Given data:
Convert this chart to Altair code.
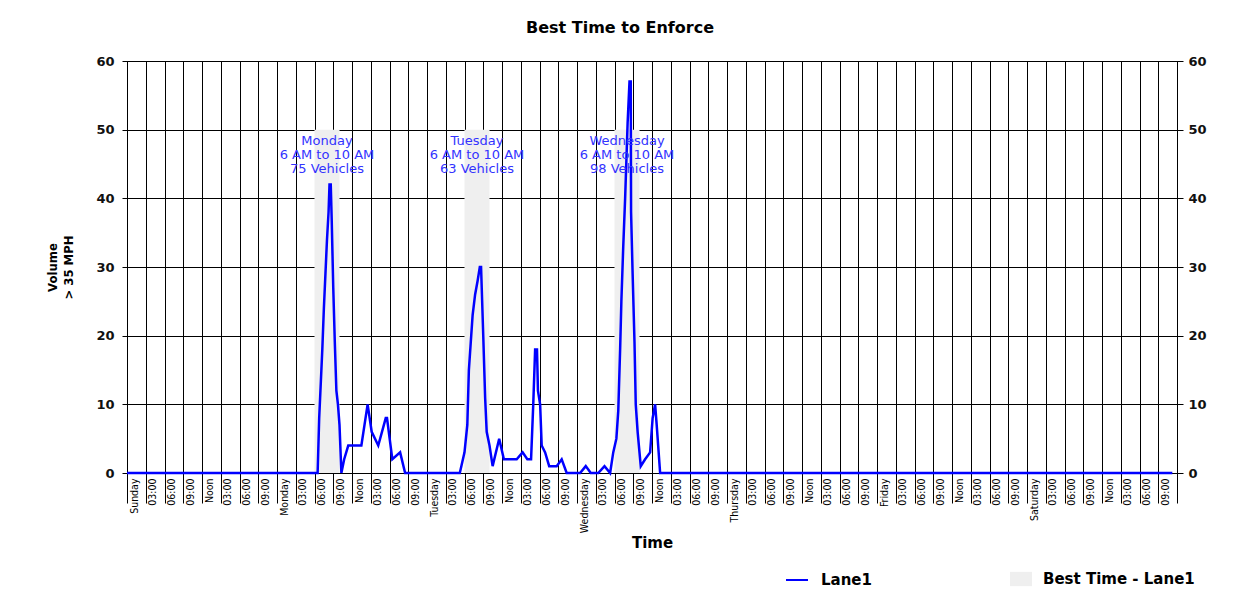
import altair as alt
import pandas as pd

# ---------------- data ----------------
day_names = ["Sunday", "Monday", "Tuesday", "Wednesday", "Thursday", "Friday", "Saturday"]
time_names = ["", "03:00", "06:00", "09:00", "Noon", "03:00", "06:00", "09:00"]

tick_hours = list(range(0, 169, 3))
tick_labels = []
for d in day_names:
    for i, t in enumerate(time_names):
        tick_labels.append(d if i == 0 else t)
tick_labels.append("")

line_hours = [
    0, 30.5, 30.75, 31.0, 31.25, 31.5, 31.75, 32.0, 32.25, 32.4, 32.6, 32.75, 33.0, 33.25,
    33.5, 33.75, 34.0, 34.3, 34.75, 35.4, 37.5, 38.5, 39.15, 40.2, 41.4, 41.6, 42.45, 43.7, 44.5,
    53.25, 54.0, 54.45, 54.7, 55.0, 55.3, 55.7, 56.1, 56.45, 56.65, 57.0, 57.3, 57.55, 58.0,
    58.5, 59.55, 60.3, 62.35, 63.3, 64.05, 64.65, 65.0, 65.3, 65.6, 65.75, 66.1, 66.35, 66.9,
    67.55, 68.75, 69.55, 70.35,
    72.5, 73.4, 74.2, 75.4, 76.4, 77.3, 77.8, 78.3, 78.6, 78.9, 79.1, 79.4, 79.7, 80.1, 80.4,
    80.6, 80.65, 80.9, 81.2, 81.4, 81.7, 82.2, 82.9, 83.7, 84.1, 84.5, 84.75, 85.3,
    167.25,
]
line_values = [
    0, 0, 8, 13, 18, 24, 29, 34, 38, 42, 42, 37, 27, 19,
    12, 10, 7, 0, 2, 4, 4, 10, 6, 4, 8, 8, 2, 3, 0,
    0, 3, 7, 15, 19, 23, 26, 28, 30, 30, 20, 11, 6, 4,
    1, 5, 2, 2, 3, 2, 2, 10, 18, 18, 12, 10, 4, 3,
    1, 1, 2, 0,
    0, 1, 0, 0, 1, 0, 3, 5, 9, 18, 25, 33, 40, 51, 57,
    57, 38, 29, 19, 10, 6, 1, 2, 3, 8, 10, 7, 0,
    0,
]
series_name = "Lane1"

band_day = ["Monday", "Tuesday", "Wednesday"]
band_start = [30, 54, 78]
band_end = [34, 58, 82]
band_top = [50, 50, 50]
band_window = ["6 AM to 10 AM", "6 AM to 10 AM", "6 AM to 10 AM"]
band_vehicles = [75, 63, 98]
band_name = "Best Time - Lane1"

line_df = pd.DataFrame({"hour": line_hours, "value": line_values, "series": series_name})
band_df = pd.DataFrame({
    "day": band_day, "start": band_start, "end": band_end, "top": band_top,
    "window": band_window, "vehicles": band_vehicles, "legend": band_name,
})
band_df["label"] = band_df["day"] + "\n" + band_df["window"] + "\n" + band_df["vehicles"].astype(str) + " Vehicles"

# ---------------- styles ----------------
NARROW = "Liberation Sans Narrow, DejaVu Sans Condensed, Liberation Sans, sans-serif"
WIDE = "DejaVu Sans, Verdana, sans-serif"

label_expr = "[" + ",".join("'" + s + "'" for s in tick_labels) + "][round(datum.value/3)]"

x_scale = alt.Scale(domain=[0, 168], nice=False, zero=False)
y_scale = alt.Scale(domain=[0, 60], nice=False)

x_axis = alt.Axis(
    values=tick_hours, labelExpr=label_expr, labelAngle=270, labelFont=NARROW,
    labelFontSize=10.5, labelColor="#000000", labelOffset=7, labelPadding=-25,
    labelOverlap=False, labelFlush=False, tickSize=30, tickColor="#000000", tickWidth=1,
    grid=True, gridColor="#000000", gridWidth=1, gridOpacity=1, domainColor="#000000",
    title="Time", titleFont=WIDE, titleFontSize=15, titleFontWeight="bold",
    titleColor="#000000", titleY=62,
)

y_left_axis = alt.Axis(
    values=[0, 10, 20, 30, 40, 50, 60], labelFont=WIDE, labelFontWeight="bold",
    labelFontSize=13, labelColor="#111111", labelPadding=8, tickSize=5, tickColor="#000000",
    grid=True, gridColor="#000000", gridWidth=1, gridOpacity=1, domainColor="#000000",
    title=["Volume", "> 35 MPH"], titleFont=NARROW, titleFontSize=13, titleFontWeight="bold",
    titleColor="#000000", titlePadding=20, titleLineHeight=16,
)

y_right_axis = alt.Axis(
    orient="right", values=[0, 10, 20, 30, 40, 50, 60], labelFont=WIDE, labelFontWeight="bold",
    labelFontSize=13, labelColor="#111111", labelPadding=5, tickSize=6, tickColor="#000000",
    grid=False, domainColor="#000000", title=None,
)

bands = alt.Chart(band_df).mark_rect(opacity=1).encode(
    x=alt.X("start:Q", scale=x_scale, axis=x_axis),
    x2="end:Q",
    y=alt.Y("top:Q", scale=y_scale, axis=y_left_axis),
    y2=alt.datum(0),
    fill=alt.Fill(
        "legend:N",
        scale=alt.Scale(domain=[band_name], range=["#efefef"]),
        legend=alt.Legend(
            title=None, orient="none", legendX=883, legendY=507,
            symbolType="M-1,-0.65H1V0.65H-1Z", symbolSize=484, symbolStrokeWidth=0,
            symbolOpacity=1, labelFont=WIDE, labelFontSize=15, labelFontWeight="bold",
            labelColor="#000000", labelOffset=11,
        ),
    ),
)

line = alt.Chart(line_df).mark_line(strokeWidth=2.5).encode(
    x=alt.X("hour:Q", scale=x_scale, axis=x_axis),
    y=alt.Y("value:Q", scale=y_scale, axis=y_right_axis),
    color=alt.Color(
        "series:N",
        scale=alt.Scale(domain=[series_name], range=["#0000ff"]),
        legend=alt.Legend(
            title=None, orient="none", legendX=658, legendY=507,
            symbolType="stroke", symbolSize=484, symbolStrokeWidth=2,
            labelFont=WIDE, labelFontSize=15, labelFontWeight="bold",
            labelColor="#000000", labelOffset=12,
        ),
    ),
)

texts = alt.Chart(band_df).transform_calculate(
    mid="(datum.start + datum.end) / 2"
).mark_text(
    font=WIDE, fontSize=13, color="#3333ff",
    lineBreak="\n", lineHeight=14, baseline="top", align="center", dy=5,
).encode(
    x=alt.X("mid:Q", scale=x_scale, axis=x_axis),
    y=alt.Y("top:Q", scale=y_scale, axis=None),
    text="label:N",
)

chart = alt.layer(bands, line, texts).resolve_scale(
    y="independent"
).properties(
    width=1050,
    height=412,
    padding={"left": 119, "top": 53, "right": 50, "bottom": 120},
    autosize=alt.AutoSizeParams(type="none"),
    title=alt.TitleParams(
        "Best Time to Enforce", font=WIDE, fontSize=16, fontWeight="bold",
        color="#000000", anchor="middle", offset=19, dx=-32,
    ),
).configure_view(
    stroke="#000000"
).configure_legend(
    padding=0, offset=0
)

chart.save("out.html", embed_options={"renderer": "svg", "actions": False})
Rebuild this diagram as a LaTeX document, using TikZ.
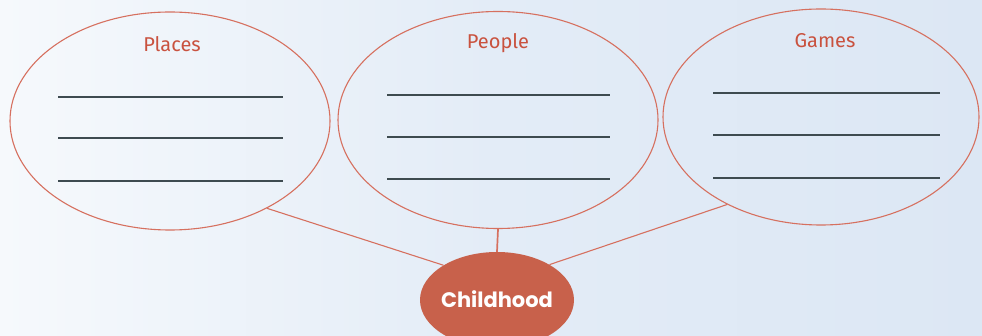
\documentclass[tikz,border=0pt]{standalone}
\usepackage{fontspec}
\setmainfont{Fira Sans}
\newfontfamily\childfont{Poppins}
\definecolor{bgL}{HTML}{F6F9FC}
\definecolor{bgM}{HTML}{E3ECF7}
\definecolor{bgR}{HTML}{DCE7F4}
\definecolor{ringc}{HTML}{D6705F}
\definecolor{labc}{HTML}{C9523F}
\definecolor{childc}{HTML}{C8614B}
\definecolor{writec}{HTML}{3E4B50}
\usetikzlibrary{shapes.geometric}
\tikzset{
  bubble/.style={ellipse, draw=ringc, line width=1.1pt, inner sep=0pt},
  lab/.style={text=labc, font=\fontsize{20}{22}\selectfont, inner sep=0pt},
  wline/.style={draw=writec, line width=1.3pt},
  conn/.style={draw=ringc, line width=1.1pt},
  centre/.style={ellipse, fill=childc, draw=none, inner sep=0pt},
  centrelab/.style={text=white, font=\childfont\bfseries\fontsize{21}{23}\selectfont, inner sep=0pt}
}
\begin{document}
\begin{tikzpicture}[x=1pt,y=-1pt]
\shade[left color=bgL, right color=bgR, middle color=bgM] (0,0) rectangle (982,336);
\useasboundingbox (0,0) rectangle (982,336);
\begin{scope}
\clip (0,0) rectangle (982,336);
% bubbles
\node[bubble, minimum width=320pt, minimum height=218pt] (places) at (170,121) {};
\node[bubble, minimum width=320pt, minimum height=217pt] (people) at (498,120) {};
\node[bubble, minimum width=316pt, minimum height=216pt] (games) at (821,117) {};
\node[centre, minimum width=154pt, minimum height=96pt] (child) at (497,300) {};
\node[centrelab] (childlab) at (497,299) {Childhood};
% labels
\node[lab] (lp) at (172,44) {Places};
\node[lab] (lpe) at (498,43) {People};
\node[lab] (lg) at (825,41) {Games};
% writing lines
\coordinate (p1a) at (58,97);  \coordinate (p1b) at (283,97);
\coordinate (p2a) at (58,138); \coordinate (p2b) at (283,138);
\coordinate (p3a) at (58,181); \coordinate (p3b) at (283,181);
\draw[wline] (p1a) -- (p1b); \draw[wline] (p2a) -- (p2b); \draw[wline] (p3a) -- (p3b);
\coordinate (q1a) at (387,95);  \coordinate (q1b) at (610,95);
\coordinate (q2a) at (387,137); \coordinate (q2b) at (610,137);
\coordinate (q3a) at (387,179); \coordinate (q3b) at (610,179);
\draw[wline] (q1a) -- (q1b); \draw[wline] (q2a) -- (q2b); \draw[wline] (q3a) -- (q3b);
\coordinate (g1a) at (713,93);  \coordinate (g1b) at (940,93);
\coordinate (g2a) at (713,135); \coordinate (g2b) at (940,135);
\coordinate (g3a) at (713,178); \coordinate (g3b) at (940,178);
\draw[wline] (g1a) -- (g1b); \draw[wline] (g2a) -- (g2b); \draw[wline] (g3a) -- (g3b);
% connectors
\draw[conn] (places.-42.5) -- (child.147);
\draw[conn, line width=1.7pt] (people.south) -- (child.north);
\draw[conn] (games.223.8) -- (child.34);
\end{scope}
\end{tikzpicture}
\end{document}
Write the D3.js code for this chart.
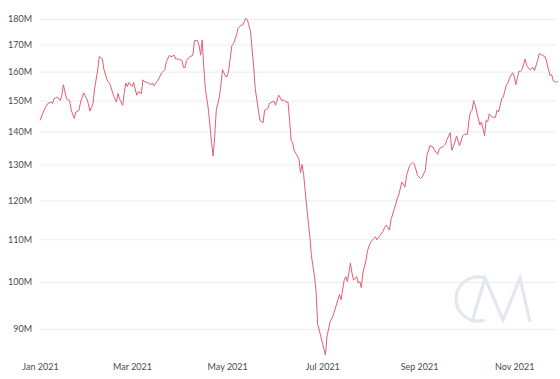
<!DOCTYPE html>
<html><head><meta charset="utf-8">
<script src="https://cdn.jsdelivr.net/npm/d3@7"></script>
<style>
html,body{margin:0;padding:0;background:#fff;}
svg{display:block;font-family:Lato,"Open Sans",sans-serif;}
</style></head><body>
<svg id="chart" width="560" height="379"></svg>
<script>
// Days elapsed since 2021-01-01
const dayOffsets = [0,3,5,7,8,9,11,13,14,15,17,19,20,22,23,25,26,28,30,31,32,34,35,37,38,40,41,43,45,47,49,50,51,53,54,55,56,57,59,60,62,63,65,66,67,69,71,72,73,75,76,78,80,81,83,84,86,87,89,91,92,93,94,96,98,99,101,102,103,104,105,106,108,109,110,111,112,113,115,116,117,119,120,121,123,124,126,127,129,130,132,133,135,137,138,140,141,143,144,146,147,150,151,153,154,155,156,158,159,160,161,162,163,165,166,167,168,169,171,173,174,176,177,178,179,181,183,184,186,188,189,191,192,193,195,196,197,198,199,200,201,203,204,205,206,207,209,210,212,214,215,216,218,220,221,222,223,224,225,227,229,230,232,234,235,237,239,240,242,244,245,247,248,250,252,253,255,256,258,260,261,263,264,266,267,269,271,272,274,275,276,277,278,279,281,282,283,285,286,287,288,290,292,293,294,295,296,297,299,300,301,303,304,305,307,308,309,311,312,314,316,317,319,320,322,324,326,327,328,329,331,332];
// Value in millions
const values = [143.5,147.3,149,149.5,149,150.6,151.2,150,151.8,155.4,150.6,150,146.8,144.1,146.2,146.8,149.5,152.6,150.6,149,146.5,149,154,160.7,165.5,164.6,160.7,157.1,155.4,151.8,149.5,152.4,150.6,148.4,152.4,156,154.8,156.2,154.8,156.2,151.8,153,152.4,157.1,156.5,156.2,155.4,156,155,156.5,157.4,159.6,160.7,163.6,166,165.4,166,164.6,164.6,164,161.5,161.5,164,165.4,166,171.5,171.5,169.6,166,171.8,161.5,154,146.8,141.5,136.5,132.5,138.4,146.8,151.2,155.4,160.7,158.3,158.3,160.7,169.6,170.3,173.7,176.3,177.6,177.6,180.3,179.6,174.9,161.5,154,146.8,143.5,142.7,146.8,147.3,149,149.8,148.4,151.8,151,150,150.2,149.5,149.5,143.5,137.2,136.5,134,132.5,131.5,127.6,130,127.2,118.2,110.6,106,101.2,97.8,90.9,89.8,87.3,84.9,88.6,91.5,92.8,93.9,96.1,97.2,96.1,100.4,101.2,100.1,102,104.3,102,100.4,101.2,99.7,100.1,98.7,102,105,107.3,109.3,110.2,110.6,109.9,111,112,113,113.5,112.9,112.3,114.9,117.5,120.4,121.5,125,123.6,126.9,129.7,130.6,130.2,126.9,126,126.4,128.3,132.5,135.6,135.2,134.2,133,134.7,135.2,136.1,137.6,139.6,134.2,136.6,138.6,135.6,138.6,139.1,139.1,143.5,146.2,146.8,150,148.4,144.1,142,143,138.6,143.5,143,145.6,144.5,144.5,146.8,146.2,148.4,150.6,151.2,155.4,156,157.8,159.6,158.4,155.4,160.1,160.1,160.7,164.6,162.2,160.7,161.5,160.4,164,166.6,166,165.4,160.7,158.6,159,156.8,156.2,156.5];
const yTicks = [90,100,110,120,130,140,150,160,170,180];

const start = new Date(2021,0,1);
const data = dayOffsets.map((d,i)=>({date:d3.timeDay.offset(start,d), v:values[i]}));

const svg = d3.select("#chart");
const left = 40, right = 556;
const x = d3.scaleTime().domain([start, new Date(2021,11,1)]).range([40, 561]);
const y = d3.scaleLog().domain([90,180]).range([329,19]);

// y grid + labels
const ya = svg.append("g").attr("transform",`translate(${left},0)`)
  .call(d3.axisLeft(y).tickValues(yTicks).tickFormat(d=>d+"M").tickSize(-(right-left)).tickPadding(8));
ya.select(".domain").remove();
ya.selectAll(".tick line").attr("stroke","#ececec").attr("stroke-width",1);
ya.selectAll(".tick text").attr("fill","#4a4a4a").attr("font-size",9).attr("font-family","Lato,sans-serif");

// watermark
const wm = svg.append("g").attr("fill","none").attr("stroke","#e3e7ef").attr("stroke-width",3.2);
wm.append("path").attr("d", d3.arc()({innerRadius:22, outerRadius:22, startAngle:Math.PI*0.9, endAngle:Math.PI*2.1}))
  .attr("transform","translate(478,299)");
wm.append("path").attr("d","M472,322 L485,278 L503,320 L520,278 L530,322");

// x axis
const xa = svg.append("g").attr("transform","translate(0,360)")
  .call(d3.axisBottom(x).ticks(d3.timeMonth.every(2)).tickFormat(d3.timeFormat("%b %Y")).tickSize(0).tickPadding(4));
xa.select(".domain").remove();
xa.selectAll(".tick text").attr("fill","#4a4a4a").attr("font-size",9).attr("font-family","Lato,sans-serif");
xa.selectAll(".tick").filter(d=>d>new Date(2021,10,15)).remove();

// line
svg.append("path").datum(data)
  .attr("fill","none").attr("stroke","#e25e74").attr("stroke-width",1).attr("stroke-linejoin","round")
  .attr("d", d3.line().x(d=>x(d.date)).y(d=>y(d.v)));
</script>
</body></html>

Your instructions: Say how many lines in the listing above include "this". Give nothing but the number.

Task answer: 3